Why Do Indians Glorify Struggle but Ignore Mental Health?
India often carries an unusual relationship with its past and future we bury one and unknowingly burn the other.
We have learned, as a society, to quietly tuck away our problems rather than confront them. Pain is hidden, not healed. Difficult conversations are postponed, not processed. But what we refuse to face does not disappear. Instead, it lingers resurfacing years later, shaping our choices, our fears, and sometimes, our destinies.
For much of India’s middle class, life today is deeply influenced by generational trauma.
The previous generations were not villains they were survivors. They lived through scarcity, social pressure, and limited opportunity. In their pursuit of stability, many suppressed their own ambitions and personal desires. Yet unfulfilled dreams rarely fade away. Instead, they quietly find new vessels.
Their children.
Many parents, consciously or unconsciously, began to see their children not as independent individuals but as extensions of themselves carriers of unfinished dreams, correctors of past failures, and bearers of family pride. The result was a cycle: suppressed aspirations passed down like heirlooms, emotional struggles pushed deep into silence, and individual desires often sacrificed at the altar of duty.

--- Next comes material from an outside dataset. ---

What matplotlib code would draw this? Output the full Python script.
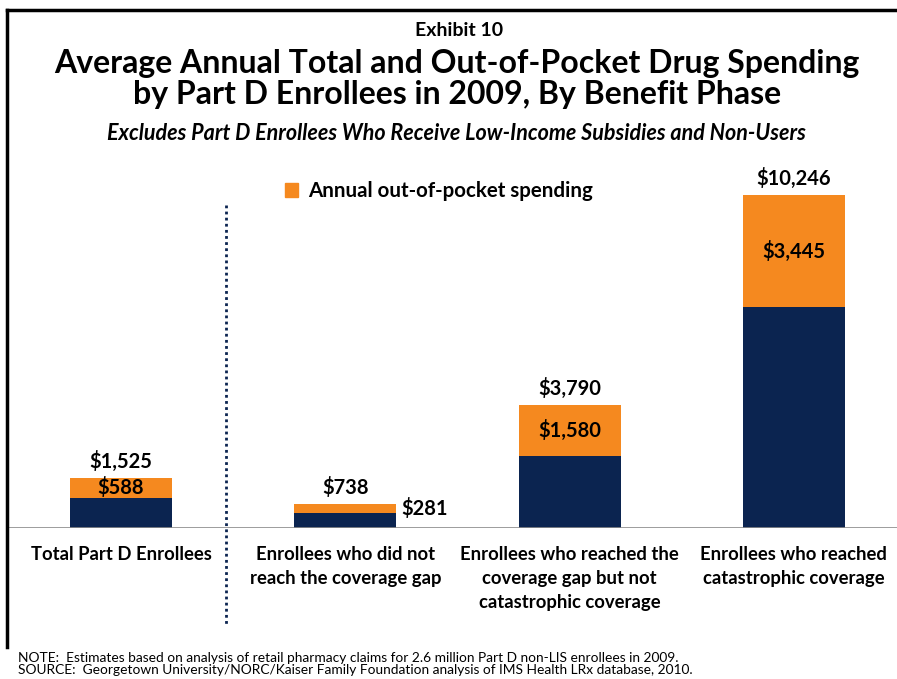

This silence became inherited. Pain remained unspoken. Emotions were internalized. And mental health, as a conversation, was often dismissed as weakness, indulgence, or unnecessary distraction.
Yet change is happening.
A new generation is beginning to question inherited beliefs. Young people are speaking openly about anxiety, depression, and identity. Families are slowly learning to listen. However, this transformation is neither uniform nor accessible to all. The shift toward emotional awareness and mental well-being is more visible among economically privileged sections of society those who can afford therapy, education, and exposure to global conversations. In many ways, the change is top-down, almost locked behind a literal paywall.
Still, it is a beginning.
India has long celebrated the romance of struggle the idea that suffering builds character, that endurance is virtue, that survival itself is success. But perhaps survival should not be our highest aspiration. Perhaps we deserve more than merely enduring life.
Maybe the real progress will come when we learn to let go of our pride in suffering, when healing becomes as valued as resilience, and when future generations are allowed not just to survive but to truly thrive.